The Evolution and Impact of Crypto Financial Services Companies
The Emergence of Crypto Financial Services
Crypto financial services companies began to emerge in the early 2010s, following the creation of Bitcoin in 2009. Initially, these companies focused on providing basic services such as cryptocurrency exchanges, where users could buy, sell, and trade digital currencies. Over time, as blockchain technology advanced, these companies expanded their offerings to include more sophisticated financial products and services.
Types of Services Offered
Crypto financial services companies now offer a wide range of services, including but not limited to:
Cryptocurrency Exchanges: Platforms like Coinbase and Binance allow users to trade various cryptocurrencies. These exchanges often serve as the entry point for individuals looking to invest in digital assets.
Crypto Wallets: These digital wallets, such as those provided by companies like Ledger and Trezor, allow users to securely store their cryptocurrencies.
Lending and Borrowing: Companies like BlockFi and Aave enable users to lend their cryptocurrencies and earn interest or borrow against their digital assets.
Payment Services: Services like BitPay and Ripple facilitate the use of cryptocurrencies for everyday transactions, from online purchases to international remittances.
DeFi (Decentralized Finance): DeFi platforms, such as Uniswap and Compound, provide decentralized alternatives to traditional financial services, including trading, lending, and borrowing, all without the need for intermediaries.
Impact on Traditional Financial Institutions
The rise of crypto financial services companies has had a profound impact on traditional financial institutions. Banks, payment processors, and investment firms are increasingly integrating cryptocurrencies into their operations, either by offering crypto-related services or by investing in blockchain technology themselves. For example, JPMorgan Chase has developed its own cryptocurrency, JPM Coin, to facilitate instant payments between institutional clients.
Moreover, the decentralized nature of many crypto financial services challenges the traditional model of finance, which relies on centralized entities like banks and stock exchanges. This shift has prompted a broader conversation about the future of money, financial regulation, and the role of governments in the global financial system.
Challenges Facing Crypto Financial Services Companies
Despite their growth and success, crypto financial services companies face several significant challenges:
Regulatory Uncertainty: The regulatory environment for cryptocurrencies and blockchain technology is still evolving. In some countries, crypto services are highly regulated, while in others, they operate in a legal gray area. This uncertainty can hinder the growth of these companies and create risks for users.

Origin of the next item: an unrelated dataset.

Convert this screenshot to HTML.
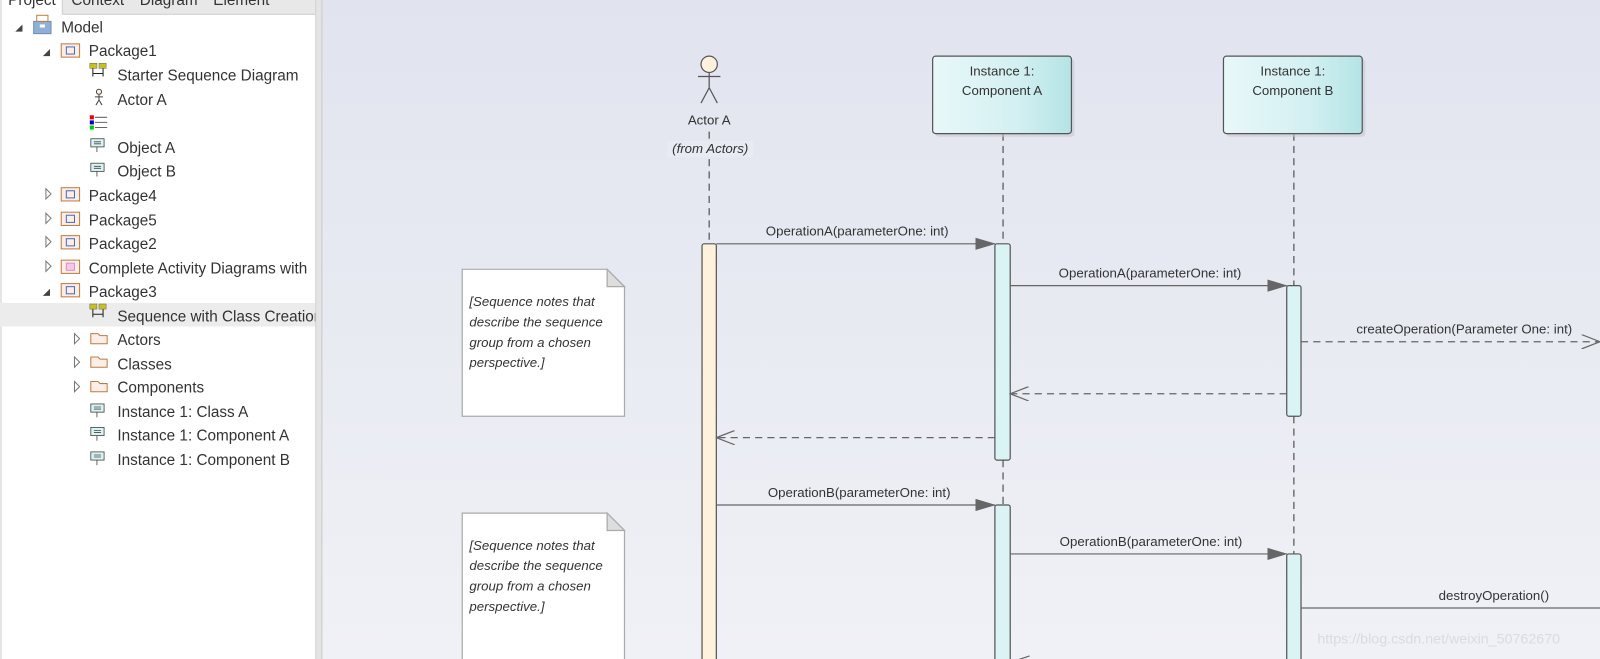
<!DOCTYPE html>
<html><head><meta charset="utf-8"><style>
html,body{margin:0;padding:0;width:1600px;height:659px;overflow:hidden;background:#fff}
svg{display:block}
text{font-family:"Liberation Sans",sans-serif;fill:#333}
.t{font-size:15px;fill:#333}
.d{font-size:13px;fill:#333}
.n{font-size:13px;font-style:italic;fill:#555}
</style></head><body>
<svg width="1600" height="659" viewBox="0 0 1568 646" preserveAspectRatio="none" xmlns="http://www.w3.org/2000/svg">
<defs>
<linearGradient id="bg" x1="0" y1="0" x2="0" y2="1"><stop offset="0" stop-color="#e1e4ef"/><stop offset="1" stop-color="#f0f1f6"/></linearGradient>
<linearGradient id="box" x1="0" y1="0" x2="1" y2="0"><stop offset="0" stop-color="#e8f8f9"/><stop offset="0.6" stop-color="#d4f0f2"/><stop offset="1" stop-color="#b4e4e6"/></linearGradient>
<marker id="fa" markerWidth="20" markerHeight="12" refX="19" refY="6" orient="auto" markerUnits="userSpaceOnUse"><path d="M0,0 L20,6 L0,12 z" fill="#666"/></marker>
<marker id="oa2" markerWidth="20" markerHeight="14" refX="19" refY="7" orient="auto" markerUnits="userSpaceOnUse"><path d="M1,0 L19,7 L1,14" fill="none" stroke="#666" stroke-width="1.2"/></marker>
</defs>
<rect x="0" y="0" width="309" height="646" fill="#fff"/>
<rect x="61" y="0" width="254" height="14" fill="#e8e8e8"/>
<line x1="61" y1="14" x2="309" y2="14" stroke="#ccc"/>
<line x1="61" y1="0" x2="61" y2="14" stroke="#ccc"/>
<line x1="1" y1="0" x2="1" y2="646" stroke="#ccc"/>
<text x="8" y="5" class="t">Project</text>
<text x="70" y="5" class="t" fill="#555">Context</text>
<text x="137" y="5" class="t">Diagram</text>
<text x="209" y="5" class="t">Element</text>
<rect x="0" y="297" width="309" height="23" fill="#ececec"/>
<g fill="#444"><path d="M15,31 L22,24 L22,31z"/><path d="M42,55 L49,48 L49,55z"/><path d="M42,290 L49,283 L49,290z"/></g>
<g fill="none" stroke="#777"><path d="M45,185 L50,190 L45,195z"/><path d="M45,209 L50,214 L45,219z"/><path d="M45,232 L50,237 L45,242z"/><path d="M45,256 L50,261 L45,266z"/><path d="M73,327 L78,332 L73,337z"/><path d="M73,350 L78,355 L73,360z"/><path d="M73,374 L78,379 L73,384z"/></g>
<rect x="33" y="21" width="17" height="12" fill="#8fb0d4" stroke="#6c8fb8"/><rect x="36" y="15" width="11" height="6" fill="none" stroke="#c08040"/><rect x="39" y="24" width="5" height="3" fill="#fff"/>
<g fill="#fbeee6" stroke="#c07a40">
<rect x="60" y="43" width="18" height="13"/><rect x="60" y="184" width="18" height="13"/><rect x="60" y="208" width="18" height="13"/><rect x="60" y="231" width="18" height="13"/><rect x="60" y="255" width="18" height="13"/><rect x="60" y="278" width="18" height="13"/></g>
<g fill="none" stroke="#4a6bc0"><rect x="65" y="46" width="8" height="7"/><rect x="65" y="187" width="8" height="7"/><rect x="65" y="211" width="8" height="7"/><rect x="65" y="234" width="8" height="7"/><rect x="65" y="281" width="8" height="7"/></g>
<rect x="65" y="258" width="8" height="7" fill="#f5c8e8" stroke="#e090c8"/>
<g><rect x="88" y="62" width="7" height="5" fill="#c8c020" stroke="#666" stroke-width=".5"/><rect x="97" y="62" width="7" height="5" fill="#c8c020" stroke="#666" stroke-width=".5"/><path d="M91,67 V75 M101,67 V75 M91,72 H101" stroke="#222" fill="none"/></g>
<g><rect x="88" y="298" width="7" height="5" fill="#c8c020" stroke="#666" stroke-width=".5"/><rect x="97" y="298" width="7" height="5" fill="#c8c020" stroke="#666" stroke-width=".5"/><path d="M91,303 V311 M101,303 V311 M91,308 H101" stroke="#222" fill="none"/></g>
<g stroke="#444" fill="none"><circle cx="97" cy="90" r="2.5" fill="#fff2dc"/><path d="M97,93 V98 M93,95 H101 M97,98 L94,103 M97,98 L100,103"/></g>
<rect x="88" y="113" width="4" height="4" fill="#e00"/><rect x="88" y="118" width="4" height="4" fill="#00d"/><rect x="88" y="123" width="4" height="4" fill="#0c0"/>
<path d="M93,115 H105 M93,120 H105 M93,125 H105" stroke="#666"/>
<g fill="#d8f4f4" stroke="#444" stroke-width=".8">
<rect x="89" y="136" width="13" height="8"/><rect x="89" y="160" width="13" height="8"/><rect x="89" y="396" width="13" height="8"/><rect x="89" y="419" width="13" height="8"/><rect x="89" y="443" width="13" height="8"/></g>
<g stroke="#444" stroke-width=".8"><path d="M92,139 H99 M92,141 H99 M95,144 V149"/><path d="M92,163 H99 M92,165 H99 M95,168 V173"/><path d="M92,399 H99 M92,401 H99 M95,404 V409"/><path d="M92,422 H99 M92,424 H99 M95,427 V432"/><path d="M92,446 H99 M92,448 H99 M95,451 V456"/></g>
<g fill="#fdeee8" stroke="#c07a40"><path d="M89,327 H96 L98,329 H105 V337 H89z"/><path d="M89,350 H96 L98,352 H105 V360 H89z"/><path d="M89,374 H96 L98,376 H105 V384 H89z"/></g>
<g class="t">
<text x="60" y="32">Model</text>
<text x="87" y="55">Package1</text>
<text x="115" y="79">Starter Sequence Diagram</text>
<text x="115" y="103">Actor A</text>
<text x="115" y="150">Object A</text>
<text x="115" y="173">Object B</text>
<text x="87" y="197">Package4</text>
<text x="87" y="221">Package5</text>
<text x="87" y="244">Package2</text>
<text x="87" y="268">Complete Activity Diagrams with</text>
<text x="87" y="291">Package3</text>
<text x="115" y="315">Sequence with Class Creation</text>
<text x="115" y="338">Actors</text>
<text x="115" y="362">Classes</text>
<text x="115" y="385">Components</text>
<text x="115" y="409">Instance 1: Class A</text>
<text x="115" y="432">Instance 1: Component A</text>
<text x="115" y="456">Instance 1: Component B</text>
</g>
<rect x="309" y="0" width="7" height="646" fill="#e4e4e4"/>
<line x1="309.5" y1="0" x2="309.5" y2="646" stroke="#d0d0d0"/>
<line x1="315.5" y1="0" x2="315.5" y2="646" stroke="#c8c8c8"/>
<rect x="316" y="0" width="1252" height="646" fill="url(#bg)"/>
<g stroke="#555" stroke-width="1.2" fill="none">
<circle cx="695" cy="63" r="8" fill="#fff2dc"/>
<path d="M695,71 V86 M684,75 H706 M695,86 L687,101 M695,86 L703,101"/>
</g>
<text x="695" y="122" class="d" text-anchor="middle">Actor A</text>
<rect x="654" y="138" width="84" height="16" fill="#e9ebf3"/>
<text x="696" y="150" class="d" text-anchor="middle" font-style="italic">(from Actors)</text>
<g stroke="#555" stroke-width="1.2" stroke-dasharray="7,5" fill="none">
<path d="M695,129 V137 M695,156 V239"/>
<path d="M983,131 V239 M983,451 V495"/>
<path d="M1268,131 V280 M1268,408 V543"/>
</g>
<rect x="917" y="58" width="136" height="76" rx="3" fill="#c8c8d0" opacity=".6"/>
<rect x="914" y="55" width="136" height="76" rx="3" fill="url(#box)" stroke="#555" stroke-width="1.2"/>
<text x="982" y="74" class="d" text-anchor="middle">Instance 1:</text>
<text x="982" y="93" class="d" text-anchor="middle">Component A</text>
<rect x="1202" y="58" width="136" height="76" rx="3" fill="#c8c8d0" opacity=".6"/>
<rect x="1199" y="55" width="136" height="76" rx="3" fill="url(#box)" stroke="#555" stroke-width="1.2"/>
<text x="1267" y="74" class="d" text-anchor="middle">Instance 1:</text>
<text x="1267" y="93" class="d" text-anchor="middle">Component B</text>
<g stroke="#555" stroke-width="1.2">
<rect x="688" y="239" width="14" height="420" rx="2" fill="#fff2dc"/>
<rect x="975" y="239" width="15" height="212" rx="2" fill="#daf3f4"/>
<rect x="975" y="495" width="15" height="170" rx="2" fill="#daf3f4"/>
<rect x="1261" y="280" width="14" height="128" rx="2" fill="#daf3f4"/>
<rect x="1261" y="543" width="14" height="120" rx="2" fill="#daf3f4"/>
</g>
<g stroke="#666" stroke-width="1.2" fill="none">
<line x1="702" y1="239" x2="975" y2="239" marker-end="url(#fa)"/>
<line x1="990" y1="280" x2="1261" y2="280" marker-end="url(#fa)"/>
<line x1="1275" y1="335" x2="1568" y2="335" stroke-dasharray="7,5" marker-end="url(#oa2)"/>
<line x1="1261" y1="386" x2="990" y2="386" stroke-dasharray="7,5" marker-end="url(#oa2)"/>
<line x1="975" y1="429" x2="702" y2="429" stroke-dasharray="7,5" marker-end="url(#oa2)"/>
<line x1="702" y1="495" x2="975" y2="495" marker-end="url(#fa)"/>
<line x1="990" y1="543" x2="1261" y2="543" marker-end="url(#fa)"/>
<line x1="1275" y1="596" x2="1568" y2="596"/>
<path d="M1009,643 L991,649"/>
</g>
<text x="840" y="231" class="d" text-anchor="middle">OperationA(parameterOne: int)</text>
<text x="1127" y="272" class="d" text-anchor="middle">OperationA(parameterOne: int)</text>
<text x="1435" y="327" class="d" text-anchor="middle">createOperation(Parameter One: int)</text>
<text x="842" y="487" class="d" text-anchor="middle">OperationB(parameterOne: int)</text>
<text x="1128" y="535" class="d" text-anchor="middle">OperationB(parameterOne: int)</text>
<text x="1464" y="588" class="d" text-anchor="middle">destroyOperation()</text>
<g stroke="#aaa" stroke-width="1.2">
<path d="M453,264 H595 L612,281 V408 H453z" fill="#fff"/>
<path d="M595,264 V281 H612z" fill="#ddd"/>
<path d="M453,503 H595 L612,520 V660 H453z" fill="#fff"/>
<path d="M595,503 V520 H612z" fill="#ddd"/>
</g>
<g class="n">
<text x="460" y="300">[Sequence notes that</text>
<text x="460" y="320">describe the sequence</text>
<text x="460" y="340">group from a chosen</text>
<text x="460" y="360">perspective.]</text>
<text x="460" y="539">[Sequence notes that</text>
<text x="460" y="559">describe the sequence</text>
<text x="460" y="579">group from a chosen</text>
<text x="460" y="599">perspective.]</text>
</g>
<text x="1291" y="631" font-size="14" style="fill:#d8dbe3">https://blog.csdn.net/weixin_50762670</text>
</svg>
</body></html>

Security Concerns: The digital nature of cryptocurrencies makes them vulnerable to cyberattacks. Several high-profile hacks, such as the Mt. Gox incident in 2014, have resulted in the loss of millions of dollars' worth of digital assets. Crypto companies must continuously improve their security measures to protect users' funds.
Market Volatility: The cryptocurrency market is known for its extreme volatility. While this can present opportunities for profit, it also poses risks for both investors and the companies providing financial services. For example, sudden drops in the value of major cryptocurrencies can lead to liquidity issues for companies that offer lending and borrowing services.
Public Perception: Cryptocurrencies and the companies that provide related services are often associated with illegal activities, such as money laundering and fraud. This negative perception can be a barrier to mainstream adoption and may attract unwanted regulatory attention.
The Future of Crypto Financial Services
Looking ahead, the future of crypto financial services companies seems promising, but it is not without its uncertainties. As blockchain technology continues to evolve, these companies are likely to introduce even more innovative products and services. For example, we might see the widespread adoption of decentralized identity solutions, where users control their personal information through blockchain-based systems.
Additionally, as more people become comfortable with using digital assets, we can expect a gradual integration of cryptocurrencies into the mainstream financial system. This could involve partnerships between traditional financial institutions and crypto companies, as well as the development of hybrid financial products that combine the best of both worlds.
Conclusion
Crypto financial services companies have come a long way since the early days of Bitcoin. They have grown from niche startups into major players in the global financial system, offering a wide range of services that challenge traditional finance. While they face significant challenges, including regulatory uncertainty and security concerns, their potential to reshape the future of finance is undeniable. As these companies continue to innovate and expand, they will play an increasingly important role in the global economy.